# [Task details]
Stop at the line containing "(a1f) at ([yshift=-40pt]a1b.north)": repeat exactly every line of the entries below from the first up to it, plus that line, with pictures omitted.

--- begin Recorded data ---

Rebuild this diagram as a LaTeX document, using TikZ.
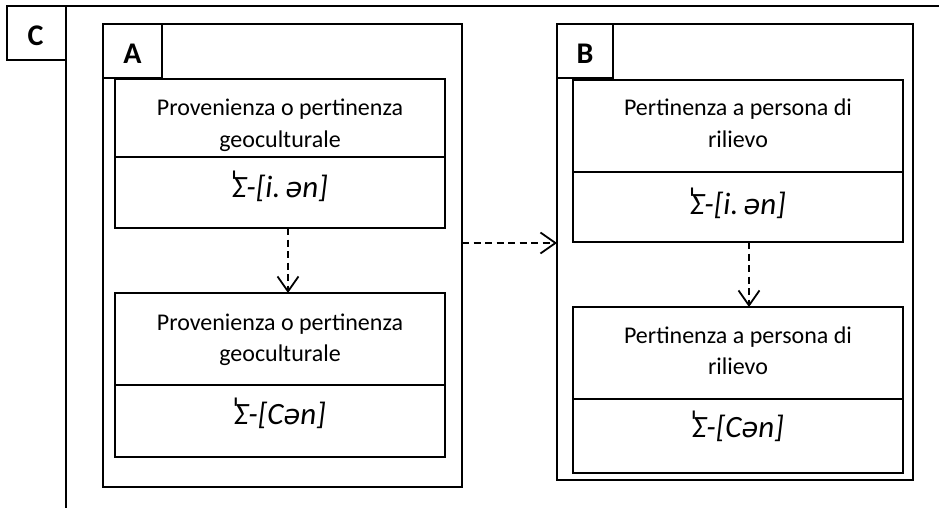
\documentclass[tikz,border=0pt]{standalone}
\usepackage{fontspec}
\setmainfont{Carlito}
\newfontfamily\ipafont{DejaVu Sans}
\newfontfamily\schwafont[Scale=0.88]{DejaVu Sans}
\usetikzlibrary{arrows.meta}

% stressed Sigma: the stress tick is overlaid on the top-left of the letter
\newcommand{\stressSig}{\rlap{\raisebox{0.08em}{\ipafont\itshape\kern-0.08em ˈ}}Σ}
\newcommand{\schwa}{{\schwafont\itshape ə}}

\begin{document}
\begin{tikzpicture}[x=1pt,y=-1pt,
  frame/.style={draw, line width=1.8pt, inner sep=0pt, outer sep=0pt, anchor=north west},
  cell/.style={draw, line width=1.5pt, inner sep=0pt, outer sep=0pt, anchor=north west},
  txt/.style={font=\fontsize{24}{28}\selectfont, anchor=base, inner sep=0pt},
  form/.style={font=\fontsize{31}{34}\selectfont\itshape, anchor=base, inner sep=0pt},
  lab/.style={font=\fontsize{30}{32}\selectfont\bfseries, inner sep=0pt},
  link/.style={line width=1.8pt, dash pattern=on 7pt off 4.5pt,
    -{Straight Barb[length=15pt,width=21pt,line width=1.8pt]}}
]
\useasboundingbox (0,0) rectangle (939,508);

% outer frame C
\node[frame, minimum width=59pt, minimum height=54pt] (cbox) at (7,6) {};
\node[lab] (clab) at ([xshift=-1pt,yshift=-3pt]cbox.center) {C};
\coordinate (ctop) at (939,6);
\coordinate (cbot) at (66,508);
\draw[line width=1.8pt] (cbox.north east) -- (ctop);
\draw[line width=1.8pt] (cbox.north east) -- (cbot);

% group A
\node[frame, minimum width=359pt, minimum height=463pt] (aout) at (103,24) {};
\node[frame, minimum width=59pt, minimum height=54pt] (abox) at (103,24) {};
\node[lab] (alab) at ([yshift=-3pt]abox.center) {A};

\node[cell, minimum width=330pt, minimum height=78pt] (a1t) at (115,79) {};
\node[cell, minimum width=330pt, minimum height=71pt] (a1b) at (115,157) {};
\node[txt] (a1l1) at ([yshift=-37pt]a1t.north) {Provenienza o pertinenza};
\node[txt] (a1l2) at ([yshift=-68pt]a1t.north) {geoculturale};
\node[form] (a1f) at ([yshift=-40pt]a1b.north) {\stressSig-[i.\,\schwa n]};

\node[cell, minimum width=330pt, minimum height=92pt] (a2t) at (115,293) {};
\node[cell, minimum width=330pt, minimum height=72pt] (a2b) at (115,385) {};
\node[txt] (a2l1) at ([yshift=-37pt]a2t.north) {Provenienza o pertinenza};
\node[txt] (a2l2) at ([yshift=-68pt]a2t.north) {geoculturale};
\node[form] (a2f) at ([yshift=-39pt]a2b.north) {\stressSig-[C\schwa n]};

% group B
\node[frame, minimum width=356pt, minimum height=456pt] (bout) at (557,24) {};
\node[frame, minimum width=56pt, minimum height=54pt] (bbox) at (557,24) {};
\node[lab] (blab) at ([yshift=-3pt]bbox.center) {B};

\node[cell, minimum width=330pt, minimum height=92pt] (b1t) at (573,80) {};
\node[cell, minimum width=330pt, minimum height=70pt] (b1b) at (573,172) {};
\node[txt] (b1l1) at ([yshift=-36pt]b1t.north) {Pertinenza a persona di};
\node[txt] (b1l2) at ([yshift=-67pt]b1t.north) {rilievo};
\node[form] (b1f) at ([yshift=-42pt]b1b.north) {\stressSig-[i.\,\schwa n]};

\node[cell, minimum width=330pt, minimum height=92pt] (b2t) at (573,307) {};
\node[cell, minimum width=330pt, minimum height=74pt] (b2b) at (573,399) {};
\node[txt] (b2l1) at ([yshift=-36pt]b2t.north) {Pertinenza a persona di};
\node[txt] (b2l2) at ([yshift=-67pt]b2t.north) {rilievo};
\node[form] (b2f) at ([yshift=-38pt]b2b.north) {\stressSig-[C\schwa n]};

% connectors
\draw[link] ([xshift=8pt]a1b.south) -- ([xshift=8pt]a2t.north);
\draw[link] ([xshift=11pt]b1b.south) -- ([xshift=11pt]b2t.north);
\coordinate (hy) at (0,243);
\draw[link] (aout.east |- hy) -- (bout.west |- hy);
\end{tikzpicture}
\end{document}
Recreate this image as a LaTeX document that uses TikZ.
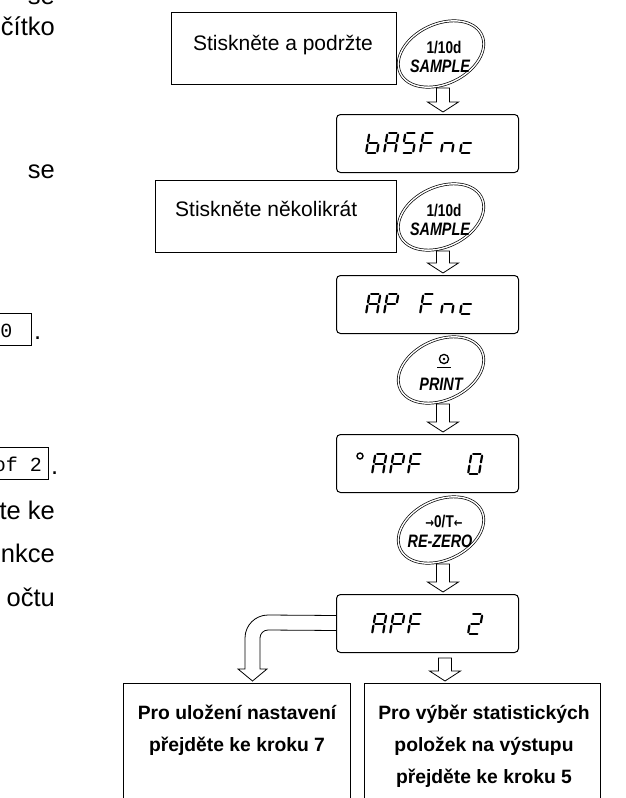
\documentclass[tikz,border=0pt]{standalone}
\usepackage{fontspec}
\usepackage{graphicx}
\usetikzlibrary{calc}
\setmainfont{Liberation Sans}
\setmonofont{Liberation Mono}
\newfontfamily\symbolfont{DejaVu Sans}

% seven-segment LCD pieces; #1,#2 = lower-left corner of the glyph (px, y down)
\newcommand\segA[2]{\draw[segline] ({#1+5.1},{#2-20}) -- ({#1+12.6},{#2-20});}
\newcommand\segB[2]{\draw[segline] ({#1+14.1},{#2-18.4}) -- ({#1+12.9},{#2-11.6});}
\newcommand\segC[2]{\draw[segline] ({#1+12.4},{#2-8.4}) -- ({#1+11.3},{#2-1.6});}
\newcommand\segD[2]{\draw[segline] ({#1+1.6},{#2}) -- ({#1+9.4},{#2});}
\newcommand\segE[2]{\draw[segline] ({#1+0.3},{#2-1.6}) -- ({#1+1.4},{#2-8.4});}
\newcommand\segF[2]{\draw[segline] ({#1+2.0},{#2-11.6}) -- ({#1+3.1},{#2-18.4});}
\newcommand\segG[2]{\draw[segline] ({#1+3.3},{#2-10}) -- ({#1+11.0},{#2-10});}
\newcommand\lcdchar[3]{\foreach \q in {#3}{\csname seg\q\endcsname{#1}{#2}}}

% hollow block arrow pointing down from #1 to just above #2
\newcommand\blockarrow[2]{%
  \draw[hollow] let \p1=#1, \p2=#2 in
    (\x1-6.5pt,\y1) -- (\x1+6.5pt,\y1) -- (\x1+6.5pt,\y2+12pt) -- (\x1+15.5pt,\y2+12pt)
    -- (\x1,\y2+2pt) -- (\x1-15.5pt,\y2+12pt) -- (\x1-6.5pt,\y2+12pt) -- cycle;}

% condensed bold lettering used on the keys
\newcommand\keylabel[1]{\scalebox{0.8}[1]{#1}}

\begin{document}
\begin{tikzpicture}[x=1pt,y=-1pt,
  boxline/.style={draw, line width=1.3pt, inner sep=0pt},
  disp/.style={draw, line width=1pt, rounded corners=4pt, inner sep=0pt,
    minimum width=182pt, minimum height=58pt, anchor=north west},
  btn/.style={draw, line width=0.7pt, double, double distance=1.4pt},
  hollow/.style={draw, line width=0.8pt, fill=white, line join=miter},
  segline/.style={line width=2.2pt, line cap=round},
  body/.style={font=\fontsize{25.5}{30}\selectfont, inner sep=0pt},
  mono/.style={font=\fontsize{20}{22}\selectfont\ttfamily, inner sep=0pt},
  boxtext/.style={font=\fontsize{21}{25}\selectfont, inner sep=0pt},
  keytext/.style={font=\fontsize{17}{18}\selectfont\bfseries, inner sep=0pt},
  keyital/.style={font=\fontsize{18}{19}\selectfont\bfseries\itshape, inner sep=0pt},
  goal/.style={font=\fontsize{19.3}{22}\selectfont\bfseries, inner sep=0pt},
  keyshape/.style={btn, rotate around={25:(#1)}},
]
\useasboundingbox (0,0) rectangle (625,798);
\clip (0,0) rectangle (625,798);

% running text on the left margin
\node[body, anchor=base east] (t0) at (55,4) {se};
\node[body, anchor=base east] (t1) at (55,35) {čítko};
\node[body, anchor=base east] (t2) at (55,178) {se};
\node[boxline, minimum width=45pt, minimum height=32pt, anchor=north east] (m1) at (32,313) {};
\node[mono, anchor=base east] (m1t) at (12.6,337) {0};
\node[body, anchor=base west] (m1d) at (34,339) {.};
\node[boxline, minimum width=60pt, minimum height=32pt, anchor=north east] (m2) at (49,447) {};
\node[mono, anchor=base east] (m2t) at (42,471) {of 2};
\node[body, anchor=base west] (m2d) at (51,474) {.};
\node[body, anchor=base east] (t3) at (55,519) {te ke};
\node[body, anchor=base east] (t4) at (55,562) {nkce};
\node[body, anchor=base east] (t5) at (55,606) {očtu};

% instruction boxes
\node[boxline, minimum width=225pt, minimum height=72pt, anchor=north west] (hold) at (171,12) {};
\node[boxtext, anchor=base] (holdt) at (283,50) {Stiskněte a podržte};
\node[boxline, minimum width=241pt, minimum height=72pt, anchor=north west] (rep) at (155,180) {};
\node[boxtext, anchor=base west] (rept) at (175,216) {Stiskněte několikrát};

% keys
\coordinate (k1) at (441,54);
\draw[keyshape=k1] (k1) ellipse [x radius=45, y radius=30];
\node[keytext] (k1a) at (444,48) {\keylabel{1/10d}};
\node[keyital] (k1b) at (440,66) {\keylabel{SAMPLE}};

\coordinate (k2) at (441,217);
\draw[keyshape=k2] (k2) ellipse [x radius=45, y radius=30];
\node[keytext] (k2a) at (444,211) {\keylabel{1/10d}};
\node[keyital] (k2b) at (440,229) {\keylabel{SAMPLE}};

\coordinate (k3) at (441,370);
\draw[keyshape=k3] (k3) ellipse [x radius=45, y radius=30];
\coordinate (k3s) at (444,359);
\draw[line width=1.3pt] (k3s) circle [radius=4.6];
\fill (k3s) circle [radius=1.4];
\draw[line width=1.3pt] ($(k3s)+(-7,8.5)$) -- ($(k3s)+(7,8.5)$);
\node[keyital] (k3b) at (441,384) {\keylabel{PRINT}};

\coordinate (k4) at (441,530);
\draw[keyshape=k4] (k4) ellipse [x radius=45, y radius=30];
\node[keytext] (k4a) at (444,522) {\keylabel{{\symbolfont\fontsize{13}{14}\selectfont\bfseries →}0/T{\symbolfont\fontsize{13}{14}\selectfont\bfseries ←}}};
\node[keyital] (k4b) at (440,541) {\keylabel{RE-ZERO}};

% LCD displays
\node[disp] (d1) at (336,114) {};
\lcdchar{366}{153}{C,D,E,F,G}
\lcdchar{384}{153}{A,B,C,E,F,G}
\lcdchar{402}{153}{A,F,G,C,D}
\lcdchar{420}{153}{A,F,E,G}
\lcdchar{441}{153}{C,E,G}
\lcdchar{460}{153}{D,E,G}

\node[disp] (d2) at (336,275) {};
\lcdchar{366}{314}{A,B,C,E,F,G}
\lcdchar{384}{314}{A,B,F,E,G}
\lcdchar{420}{314}{A,F,E,G}
\lcdchar{441}{314}{C,E,G}
\lcdchar{460}{314}{D,E,G}

\node[disp] (d3) at (336,434) {};
\draw[line width=1.4pt] (360,456) circle [radius=3];
\lcdchar{372}{474}{A,B,C,E,F,G}
\lcdchar{390}{474}{A,B,F,E,G}
\lcdchar{408}{474}{A,F,E,G}
\lcdchar{468}{474}{A,B,C,D,E,F}

\node[disp] (d4) at (336,594) {};
\lcdchar{372}{634}{A,B,C,E,F,G}
\lcdchar{390}{634}{A,B,F,E,G}
\lcdchar{408}{634}{A,F,E,G}
\lcdchar{468}{634}{A,B,G,E,D}

% result boxes
\node[boxline, minimum width=227pt, minimum height=130pt, anchor=north west] (g1) at (123,683) {};
\node[goal, anchor=base] (g1a) at (237,719) {Pro uložení nastavení};
\node[goal, anchor=base] (g1b) at (237,751) {přejděte ke kroku 7};
\node[boxline, minimum width=236pt, minimum height=130pt, anchor=north west] (g2) at (364,683) {};
\node[goal, anchor=base] (g2a) at (484,719) {Pro výběr statistických};
\node[goal, anchor=base] (g2b) at (484,751) {položek na výstupu};
\node[goal, anchor=base] (g2c) at (484,783) {přejděte ke kroku 5};

% arrows between keys and displays
\coordinate (a1) at (443,88);
\blockarrow{(a1)}{(a1 |- d1.north)}
\coordinate (a2) at (443,251);
\blockarrow{(a2)}{(a2 |- d2.north)}
\coordinate (a3) at (443,404);
\blockarrow{(a3)}{(a3 |- d3.north)}
\coordinate (a4) at (443,564);
\blockarrow{(a4)}{(a4 |- d4.north)}
\coordinate (a5) at (445,658);
\blockarrow{(a5)}{(a5 |- g2.north)}

% bent arrow leaving the last display to the left
\draw[hollow, fill=none]
  ($(d4.west)+(0,-8)$) -- (268,615) .. controls (255.3,615) and (245,625.3) .. (245,638)
  -- (245,669) -- (238,669) -- ($(g1.north -| 252.5,0)+(0,-2)$) -- (267,669) -- (260,669)
  -- (260,638) .. controls (260,633.6) and (263.6,630) .. (268,630) -- ($(d4.west)+(0,7)$);
\end{tikzpicture}
\end{document}
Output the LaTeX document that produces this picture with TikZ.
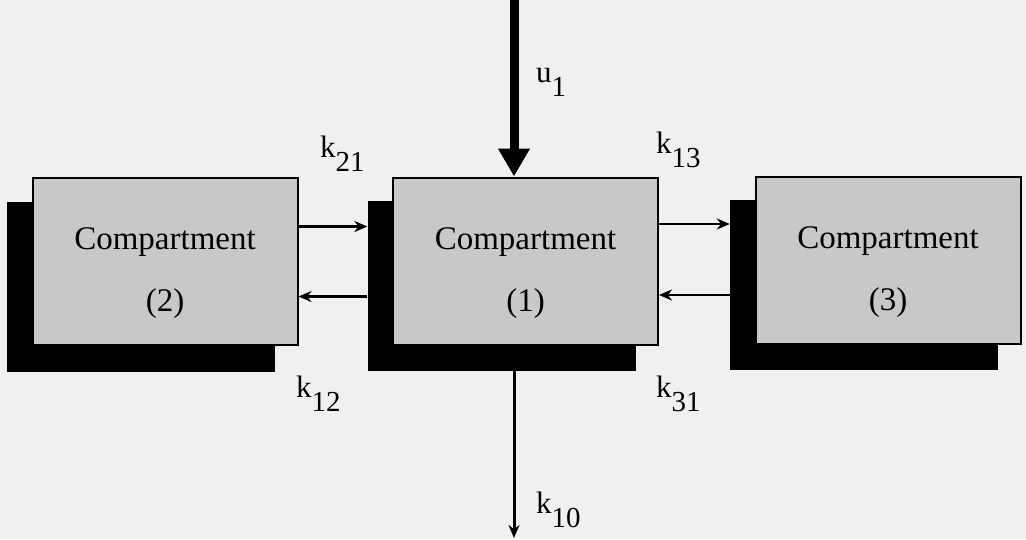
\documentclass[tikz,border=0pt]{standalone}
\usepackage{fontspec}
\setmainfont{Liberation Serif}
\usetikzlibrary{arrows.meta,calc}
\definecolor{paper}{RGB}{240,240,238}
\definecolor{boxgray}{RGB}{200,200,198}
\newcommand\klab[2]{#1\raisebox{-14pt}{\fontsize{29}{29}\selectfont #2}}
\tikzset{
  front/.style={draw=black, line width=2pt, fill=boxgray, minimum width=265pt, minimum height=167pt, inner sep=0pt},
  boxtext/.style={anchor=base, inner sep=0pt, font=\fontsize{33}{33}\selectfont},
  shadowbox/.style={fill=black, minimum width=268pt, minimum height=170pt, inner sep=0pt},
  flow/.style={line width=2.5pt, -{Stealth[length=13pt,width=11pt]}},
  klabel/.style={anchor=base west, inner sep=0pt, font=\fontsize{31}{31}\selectfont},
}
\begin{document}
\begin{tikzpicture}[x=1pt,y=-1pt]
\fill[paper] (0,0) rectangle (1026,539);
\useasboundingbox (0,0) rectangle (1026,539);
% shadows
\node[shadowbox] (s2) at (141,287) {};
\node[shadowbox] (s1) at (501.5,286) {};
\node[shadowbox] (s3) at (864,285) {};
% front boxes
\node[front] (f2) at (165,261.5) {};
\node[front] (f1) at (525.5,261) {};
\node[front] (f3) at (888,260.5) {};
\node[boxtext] (t2a) at ([yshift=12pt]f2.center) {Compartment};
\node[boxtext] (t2b) at ([yshift=-50pt]f2.center) {(2)};
\node[boxtext] (t1a) at ([yshift=12pt]f1.center) {Compartment};
\node[boxtext] (t1b) at ([yshift=-50pt]f1.center) {(1)};
\node[boxtext] (t3a) at ([yshift=12pt]f3.center) {Compartment};
\node[boxtext] (t3b) at ([yshift=-50pt]f3.center) {(3)};
% input / output
\coordinate (in) at (514,0);
\coordinate (out) at (514,538);
\draw[line width=9pt, -{Triangle[length=28pt,width=30pt]}] (in) -- (in |- f1.north);
\draw[line width=3pt, -{Stealth[length=13pt,width=11pt]}] (s1.south -| out) -- (out);
% exchanges
\draw[flow] ([yshift=35pt]f2.east) -- ([yshift=35pt]f2.east -| s1.west);
\draw[flow] ([yshift=-35pt]f2.east -| s1.west) -- ([yshift=-35pt]f2.east);
\draw[flow] ([yshift=37pt]f1.east) -- ([yshift=37pt]f1.east -| s3.west);
\draw[flow] ([yshift=-34pt]f1.east -| s3.west) -- ([yshift=-34pt]f1.east);
% labels
\node[klabel] (u1) at (536,82) {\klab{u}{1}};
\node[klabel] (k21) at (320,157) {\klab{k}{21}};
\node[klabel] (k13) at (656,153) {\klab{k}{13}};
\node[klabel] (k12) at (296,397) {\klab{k}{12}};
\node[klabel] (k31) at (656,397) {\klab{k}{31}};
\node[klabel] (k10) at (536,513) {\klab{k}{10}};
\end{tikzpicture}
\end{document}
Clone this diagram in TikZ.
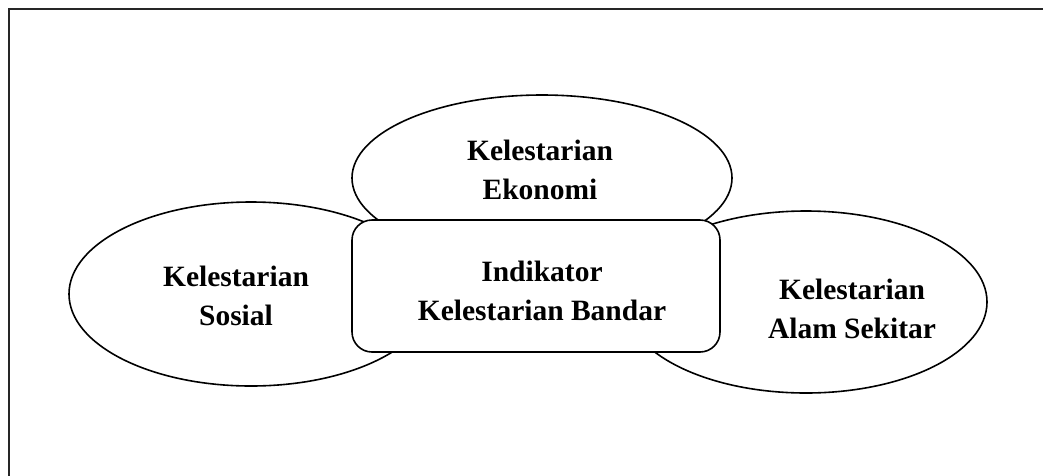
\documentclass[tikz,border=0pt]{standalone}
\usepackage{fontspec}
\setmainfont{Liberation Serif}
\usetikzlibrary{shapes.geometric}
\begin{document}
\begin{tikzpicture}[x=1pt,y=-1pt,
  oval/.style={ellipse,draw=black,fill=white,line width=1.6pt,inner sep=0pt},
  centrebox/.style={rectangle,rounded corners=20pt,draw=black,fill=white,line width=1.6pt,inner sep=0pt},
  label text/.style={font=\fontsize{29.5}{38.5}\selectfont\bfseries,align=center,inner sep=0pt}]
\useasboundingbox (0,0) rectangle (1043,475);
\draw[line width=2.6pt,color=black!85] (9,480) -- (9,9) -- (1050,9);
\node[oval,minimum width=364pt,minimum height=184pt] (sosial) at (251,294) {};
\node[oval,minimum width=362pt,minimum height=182pt] (alam) at (806,302) {};
\node[oval,minimum width=380pt,minimum height=166pt] (ekonomi) at (542,178) {};
\node[centrebox,minimum width=368pt,minimum height=132pt] (indikator) at (536,286) {};
\node[label text] (tekonomi) at (540,170) {Kelestarian\\Ekonomi};
\node[label text] (tsosial) at (236,296) {Kelestarian\\Sosial};
\node[label text] (tindikator) at (542,291) {Indikator\\Kelestarian Bandar};
\node[label text] (talam) at (852,309) {Kelestarian\\Alam Sekitar};
\end{tikzpicture}
\end{document}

--- end Recorded data ---

# [Correct output]
Rebuild this diagram as a LaTeX document, using TikZ.
\documentclass[tikz,border=0pt]{standalone}
\usepackage{fontspec}
\setmainfont{Carlito}
\newfontfamily\ipafont{DejaVu Sans}
\newfontfamily\schwafont[Scale=0.88]{DejaVu Sans}
\usetikzlibrary{arrows.meta}

% stressed Sigma: the stress tick is overlaid on the top-left of the letter
\newcommand{\stressSig}{\rlap{\raisebox{0.08em}{\ipafont\itshape\kern-0.08em ˈ}}Σ}
\newcommand{\schwa}{{\schwafont\itshape ə}}

\begin{document}
\begin{tikzpicture}[x=1pt,y=-1pt,
  frame/.style={draw, line width=1.8pt, inner sep=0pt, outer sep=0pt, anchor=north west},
  cell/.style={draw, line width=1.5pt, inner sep=0pt, outer sep=0pt, anchor=north west},
  txt/.style={font=\fontsize{24}{28}\selectfont, anchor=base, inner sep=0pt},
  form/.style={font=\fontsize{31}{34}\selectfont\itshape, anchor=base, inner sep=0pt},
  lab/.style={font=\fontsize{30}{32}\selectfont\bfseries, inner sep=0pt},
  link/.style={line width=1.8pt, dash pattern=on 7pt off 4.5pt,
    -{Straight Barb[length=15pt,width=21pt,line width=1.8pt]}}
]
\useasboundingbox (0,0) rectangle (939,508);

% outer frame C
\node[frame, minimum width=59pt, minimum height=54pt] (cbox) at (7,6) {};
\node[lab] (clab) at ([xshift=-1pt,yshift=-3pt]cbox.center) {C};
\coordinate (ctop) at (939,6);
\coordinate (cbot) at (66,508);
\draw[line width=1.8pt] (cbox.north east) -- (ctop);
\draw[line width=1.8pt] (cbox.north east) -- (cbot);

% group A
\node[frame, minimum width=359pt, minimum height=463pt] (aout) at (103,24) {};
\node[frame, minimum width=59pt, minimum height=54pt] (abox) at (103,24) {};
\node[lab] (alab) at ([yshift=-3pt]abox.center) {A};

\node[cell, minimum width=330pt, minimum height=78pt] (a1t) at (115,79) {};
\node[cell, minimum width=330pt, minimum height=71pt] (a1b) at (115,157) {};
\node[txt] (a1l1) at ([yshift=-37pt]a1t.north) {Provenienza o pertinenza};
\node[txt] (a1l2) at ([yshift=-68pt]a1t.north) {geoculturale};
\node[form] (a1f) at ([yshift=-40pt]a1b.north) {\stressSig-[i.\,\schwa n]};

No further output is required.